A judge has ruled in favour of Andy Lehrer in his suit against Tim Rourke regarding the pages about him on causepimps.ca and has been awarded full damages ($25,000) plus costs. Rourke was a no-show in court and his defence was struck.
After some initial confusion as to whether there was actually anything for easyDNS to do (Rourke had already removed the pages that inspired the lawsuit), we have received adequate clarification and in keeping with our Terms of Service and our Settlement with Mr. Lerhrer we have proceeded with a takedown against the causepimps.ca website.
We’d like to clarify something that came up in the course of all of this, with respect to the context of our use of the word “baseless” in this post. We never intended to convey that we felt Lehrer’s claim against Rourke was baseless – our position was always that it would be inappropriate for us to decide the matter or to take any summary action without a legal due process, that was all. What we did feel was that adding us to the suit as a co-defendant was baseless and all things considered, turned out to be counter-productive for the plaintiff. (There is also this article by a US law firm who compared the nuances of US vs Canadian defamation laws which seems to agree with us.)
If litigants want to pursue specific customers they will always be better served to leave the ISPs and the vendors out of it, that way they can truly sit where they belong – as impartial observers on the sidelines awaiting a legal decision one way or the other.
By involving vendors and ISPs, litigants are now fighting a war on two fronts; the vendor may have more at stake, may have deeper pockets, may have better legal representation, may bring unintended public visibility or may just be plain crazier and more stubborn than the litigants’ original target.
Despite incurring the expense of dealing with this lawsuit instead of summarily throwing our customer under a bus on a (then unproven) allegation, we have no regrets.

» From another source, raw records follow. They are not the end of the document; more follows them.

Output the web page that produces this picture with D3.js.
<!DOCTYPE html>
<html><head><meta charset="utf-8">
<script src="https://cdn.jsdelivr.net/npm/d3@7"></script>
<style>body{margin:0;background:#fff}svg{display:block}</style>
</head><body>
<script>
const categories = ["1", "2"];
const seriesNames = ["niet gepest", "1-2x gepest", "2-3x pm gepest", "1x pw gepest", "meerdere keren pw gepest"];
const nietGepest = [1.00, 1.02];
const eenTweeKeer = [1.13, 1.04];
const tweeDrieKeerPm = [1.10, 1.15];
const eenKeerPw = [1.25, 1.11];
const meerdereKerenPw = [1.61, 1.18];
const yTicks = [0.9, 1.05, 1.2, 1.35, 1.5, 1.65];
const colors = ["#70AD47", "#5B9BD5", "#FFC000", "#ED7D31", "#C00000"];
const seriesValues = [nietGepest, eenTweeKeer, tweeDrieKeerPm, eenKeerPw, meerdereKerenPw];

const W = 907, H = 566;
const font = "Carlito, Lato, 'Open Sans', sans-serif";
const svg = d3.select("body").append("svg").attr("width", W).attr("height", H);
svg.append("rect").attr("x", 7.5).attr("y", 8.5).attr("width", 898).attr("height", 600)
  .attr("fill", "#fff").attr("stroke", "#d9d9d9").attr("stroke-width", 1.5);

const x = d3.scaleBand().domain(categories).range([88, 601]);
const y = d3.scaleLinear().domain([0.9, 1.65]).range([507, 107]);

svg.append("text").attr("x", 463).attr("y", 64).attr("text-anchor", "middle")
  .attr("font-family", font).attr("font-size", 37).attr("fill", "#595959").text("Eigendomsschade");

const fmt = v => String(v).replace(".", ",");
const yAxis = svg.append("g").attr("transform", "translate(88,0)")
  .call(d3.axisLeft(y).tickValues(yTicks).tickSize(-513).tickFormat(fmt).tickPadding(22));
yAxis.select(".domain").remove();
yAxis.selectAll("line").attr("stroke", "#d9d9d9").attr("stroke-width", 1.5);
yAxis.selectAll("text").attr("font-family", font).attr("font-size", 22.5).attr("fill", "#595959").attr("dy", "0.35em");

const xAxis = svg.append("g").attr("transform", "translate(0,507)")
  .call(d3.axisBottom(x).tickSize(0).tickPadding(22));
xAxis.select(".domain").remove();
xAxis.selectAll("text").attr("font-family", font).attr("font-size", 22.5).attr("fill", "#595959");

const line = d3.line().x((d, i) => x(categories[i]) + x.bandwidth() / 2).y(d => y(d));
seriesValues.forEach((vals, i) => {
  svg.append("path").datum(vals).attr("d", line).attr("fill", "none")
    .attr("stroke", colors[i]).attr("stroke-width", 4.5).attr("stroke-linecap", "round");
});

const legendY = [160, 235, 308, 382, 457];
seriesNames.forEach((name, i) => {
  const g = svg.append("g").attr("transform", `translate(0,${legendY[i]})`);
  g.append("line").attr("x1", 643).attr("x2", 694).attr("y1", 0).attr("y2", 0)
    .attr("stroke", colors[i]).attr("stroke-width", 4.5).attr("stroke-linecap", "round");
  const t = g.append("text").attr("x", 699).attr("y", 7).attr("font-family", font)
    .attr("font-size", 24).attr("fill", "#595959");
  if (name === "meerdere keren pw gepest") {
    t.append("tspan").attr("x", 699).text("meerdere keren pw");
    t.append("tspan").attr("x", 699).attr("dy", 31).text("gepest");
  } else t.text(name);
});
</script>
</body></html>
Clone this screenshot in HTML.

- We are being sued for refusing to takedown a website
- Update on Andy Lehrer vs easyDNS lawsuit
- Trial date set on the matter of Andy Lehrer vs easyDNS
- Andy Lehrer files ammended claim adding 3 new allegations against easyDNS
- easyDNS to be dropped from Andy Lehrer lawsuit
- via Techdirt: EasyDNS Sued For Refusing To Take Down Website Without Court Order; Then Hit Again For Writing About The Lawsuit
- A difference between United States and Canadian defamation law by Kelly Warner Law
Dave Andrew says
Glad it's settled.
Freddy Lundekvam says
Glad this got sorted.
As a side note, then i'm fully on Mr Lehere's side that it was completely unnecessary by EasyDNS to publicly announce the website containing the information in question in the lawsuit. You actively assisted, redirected traffic and highlighted the information by publicly posting it mid-suit knowing it was taken offensive and was considered a problem.
That is something a web host shouldn't do. Like you said yourself, you dont want your web host to make these kind of decisions. But in my head, then you already made a decision when you actively promoted the website in question.
And don't worry, we know that all these posts your making is your equivalent of similar businesses spending money on Super Bowl and TV Ads, and if you could afford it, then you would advertise at Super Bowl to.
Mark Jeftovic says
Your objection to our blogging about this isn't a side note, it's the entire reason you're here and posting. You are wrong.
We maintain that adding us as a co-defendant to the lawsuit was against legal norm and precedent. Freedom of expression allows us to comment on our own experiences and state the facts on our blog.
easyDNS customers need to know that we will stand up for them and not throw them under the bus.
Our legal system is founded on allegations being proved by the parties in court. Penalties should not be imposed until allegations are actually found to be true. Due process needs to run its course (an interesting sidenote, a real actual sidenote, is that the judgment in Mr. Lehrer's favor was by *default* since Rourke never showed up in court and his defence was tossed).
When he first came to us, we told Mr. Lehrer the exact same thing we say to law enforcement agencies, foreign courts and even CSIS: talk to us after you run your case past a judge. And guess what? They do it.
It is also important to note that *we didn't blog any of this* when we first told Mr. Lehrer that we'll wait and see how this plays out in court.
We didn't say anything until *after* he went ahead and sued us. At that point we were totally within our rights to tell our customers about what was happening and to post publicly available court filings – this is free speech in action.
You don't get to sue us, mangle the legal process at our expense and then expect us to adhere to *your* subjective norms of conduct.
Our involvement in this was a clusterfsck that should never have happened (it would have been comedic if it wasn't so expensive).
So the author of the website didn't even show up to his own trial to defend himself against charges that his site is defamatory? That's not actually a point in your favour Mark.
Mark Jeftovic says
Congratulations, that comment just won the Straw Man Argument of the Thread Award.
It doesn't matter whether the guy was MIA or if he showed up wearing a clown suit and pissed on the judge’s shoes; it all furthers the point that it really was none of our business, no matter how hard you guys try to jam some warped reasoning behind suing us over it.
Unless the guy was running a botnet and we did nothing to stop it, there is absolutely no way you can throw any culpability for his actions at us and make it stick.
In fact that’s the crux of our argument, C.D.